Frustration is often the first whisper.
That low-grade irritation that never fully leaves. The heaviness you carry into every conversation, every decision, every morning. You’re doing all the right things, saying all the right words—but something still resists you. You keep pushing, but nothing moves. And deep down, you know: effort alone isn’t fixing this anymore.
Fear comes next.
Fear of the unknown. Fear of starting over. Fear of who you’ll be without the thing, person, role, or identity you’ve been clinging to. Fear that letting go means admitting you were wrong—or worse, that you were disposable. Fear that if you loosen your grip, everything will collapse and you’ll be left standing in the quiet with your own thoughts.
And maybe the scariest fear of all:
What if letting go proves that this was never meant for you in the first place?
But here’s the truth we don’t talk about enough—
Sometimes holding on costs more than walking away ever could.
You know it’s time to let go when your spirit feels smaller instead of stronger. When your joy becomes conditional. When peace feels like something you’ll get later, after things change—after they listen, after they choose you, after the situation finally bends your way.
You know it’s time when hope starts to feel like denial instead of possibility.
Letting go isn’t about giving up.
It’s about telling the truth.
The truth that you’ve tried.
The truth that you’ve grown.
The truth that you deserve a life that doesn’t require you to abandon yourself just to keep it intact.
And yes—there is grief in that truth.
Grief for what you wanted this to be.
For the version of the future you rehearsed in your mind.
For the time, love, and faith you invested, believing it would eventually make sense.
But somewhere in the letting go, something softer begins to breathe.
Hope doesn’t come back loud or confident. It comes quietly.
It sounds like relief.
It feels like unclenching your jaw for the first time in months.

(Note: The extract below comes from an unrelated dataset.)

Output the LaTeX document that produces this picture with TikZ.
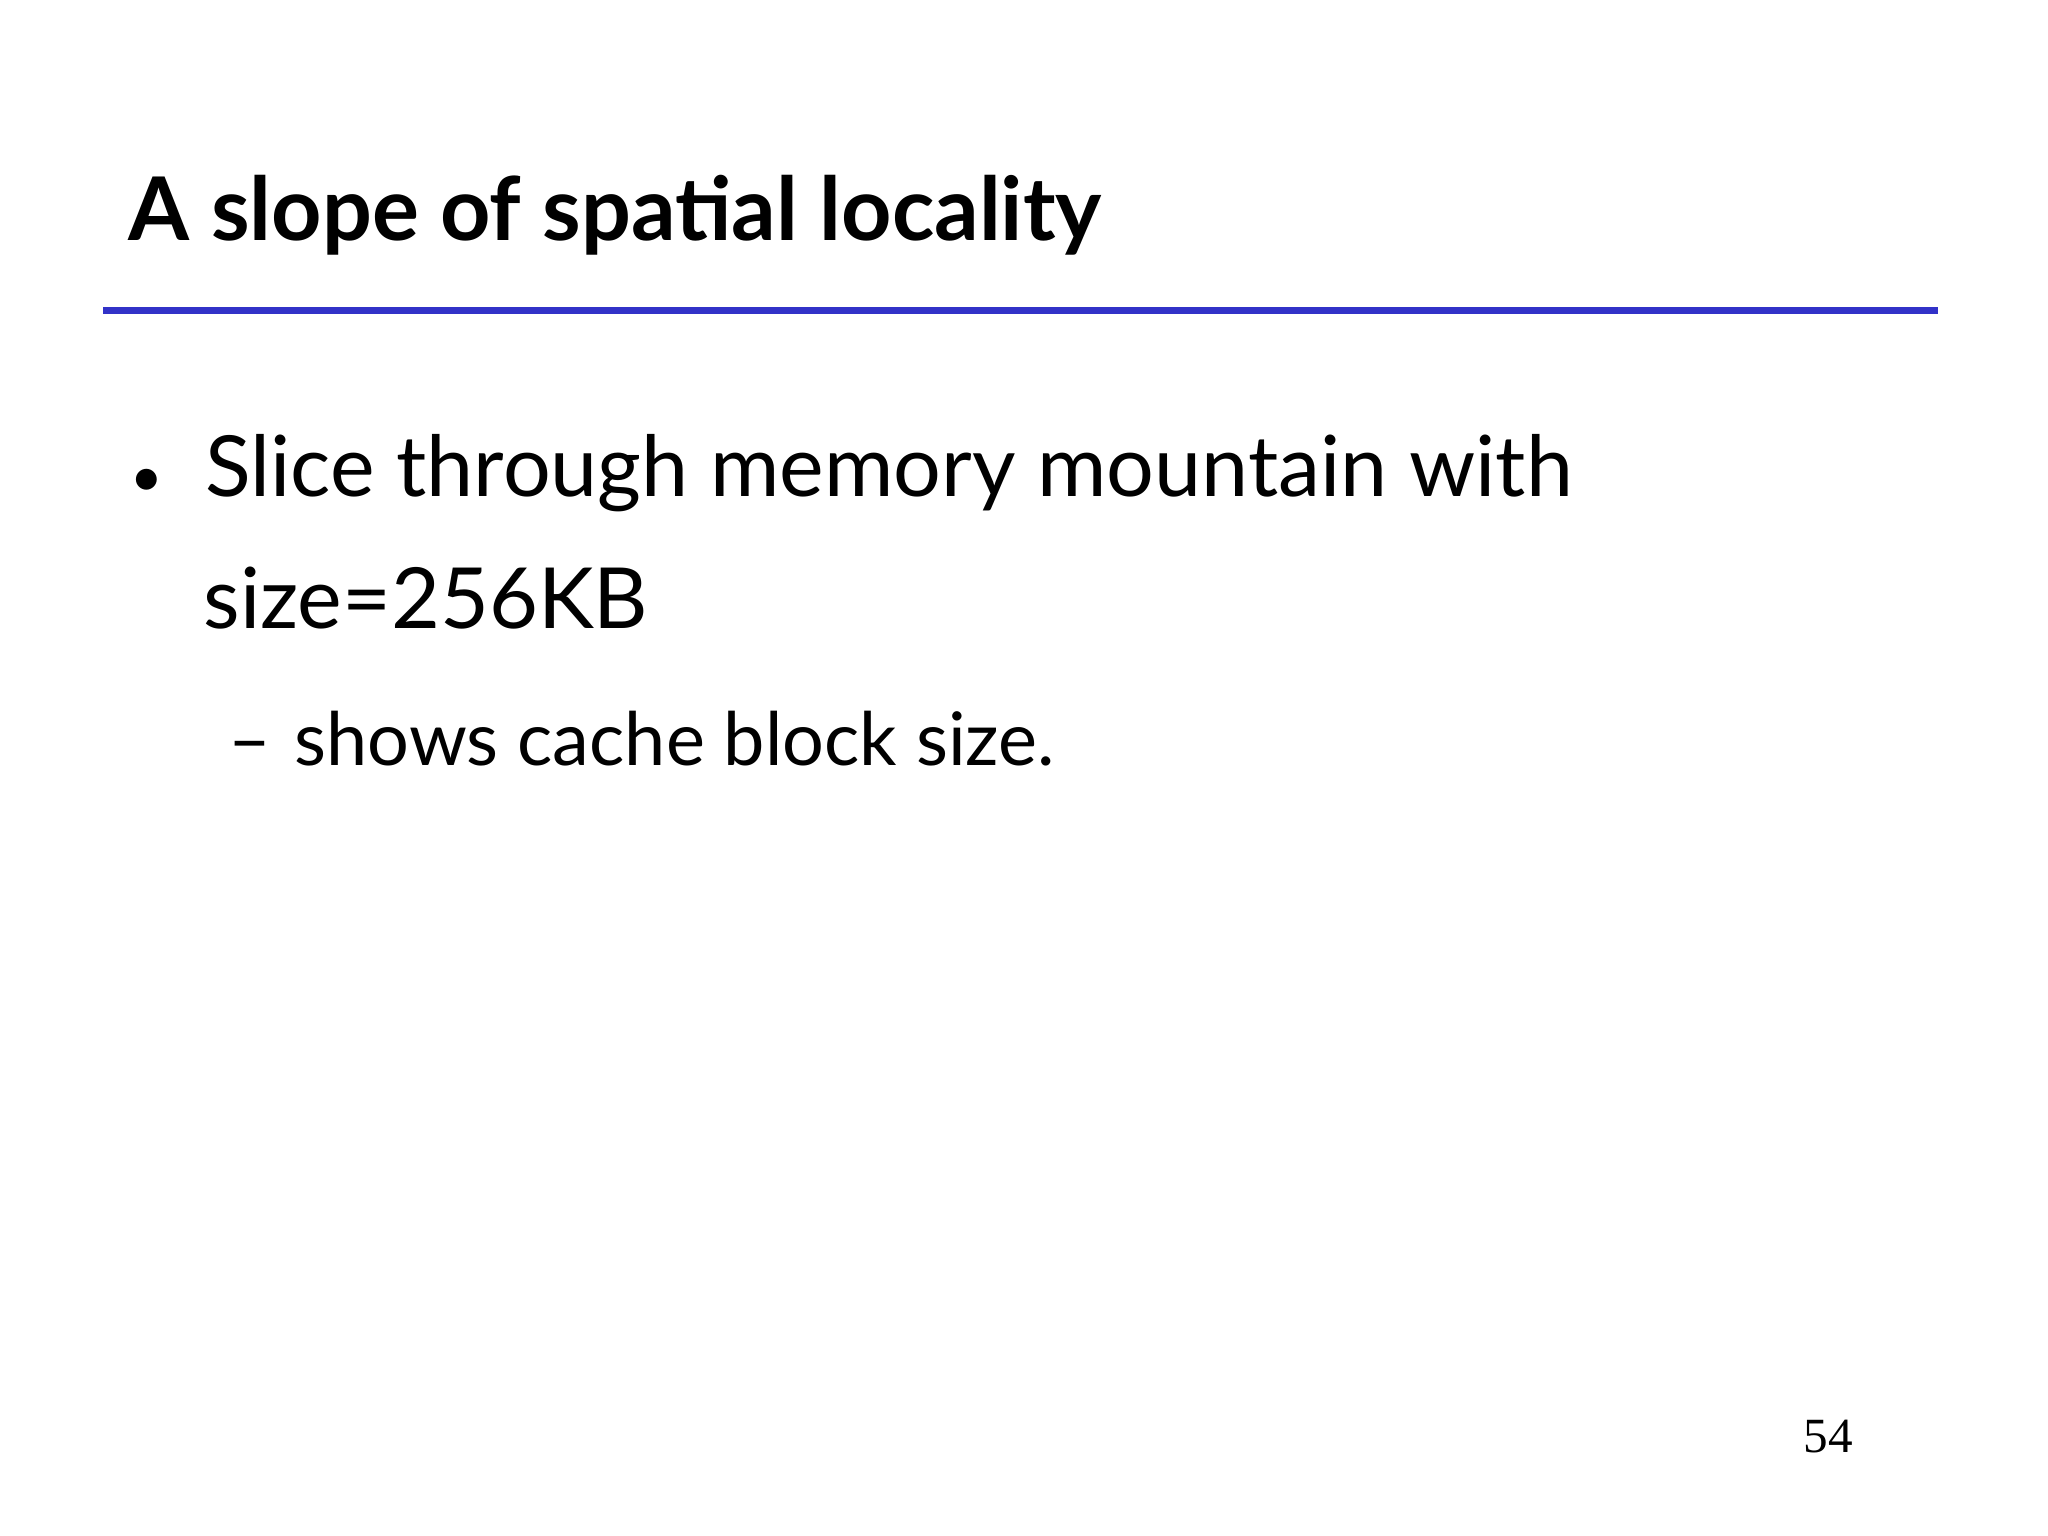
\documentclass[tikz,border=0pt]{standalone}
\usepackage{fontspec}
\setmainfont{Lato}
\newfontfamily\numfont{Liberation Serif}
\definecolor{rule}{RGB}{50,50,200}
\begin{document}
\begin{tikzpicture}[txt/.style={anchor=base west,inner sep=0pt}]
\useasboundingbox[fill=white] (0,0) rectangle (20.48,15.36);
\node[txt,font=\fontsize{25}{30}\selectfont\bfseries] (title) at (1.28,12.95) {A slope of spatial locality};
\draw[rule,line width=0.07cm] (1.03,12.25) -- (19.38,12.25);
\node[txt,font=\fontsize{16}{20}\selectfont] (b1) at (1.30,10.39) {•};
\node[txt,font=\fontsize{24}{29}\selectfont] (l1) at (2.05,10.39) {Slice through memory mountain with};
\node[txt,font=\fontsize{24}{29}\selectfont] (l2) at (2.03,9.07) {size=256KB};
\node[txt,font=\fontsize{21}{25}\selectfont] (d1) at (2.28,7.70) {–};
\node[txt,font=\fontsize{21}{25}\selectfont] (s1) at (2.94,7.70) {shows cache block size.};
\node[anchor=base,inner sep=0pt,font=\numfont\fontsize{14}{17}\selectfont] (pn) at (18.28,0.83) {54};
\end{tikzpicture}
\end{document}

It looks like imagining a future that isn’t so heavy.
Hope whispers, “You’re allowed to choose yourself.”
Hope reminds you that endings are not punishments—they’re invitations.
Letting go doesn’t mean you didn’t care.
It means you cared enough to stop bleeding for something that wouldn’t heal.
And maybe—just maybe—
What you’re releasing isn’t what you’re losing.
It’s what’s been holding you back from becoming who you’re meant to be.
Letting go is not the end of the story.
It’s the moment you finally stop surviving and start making room for something truer.
And that… that is where healing begins.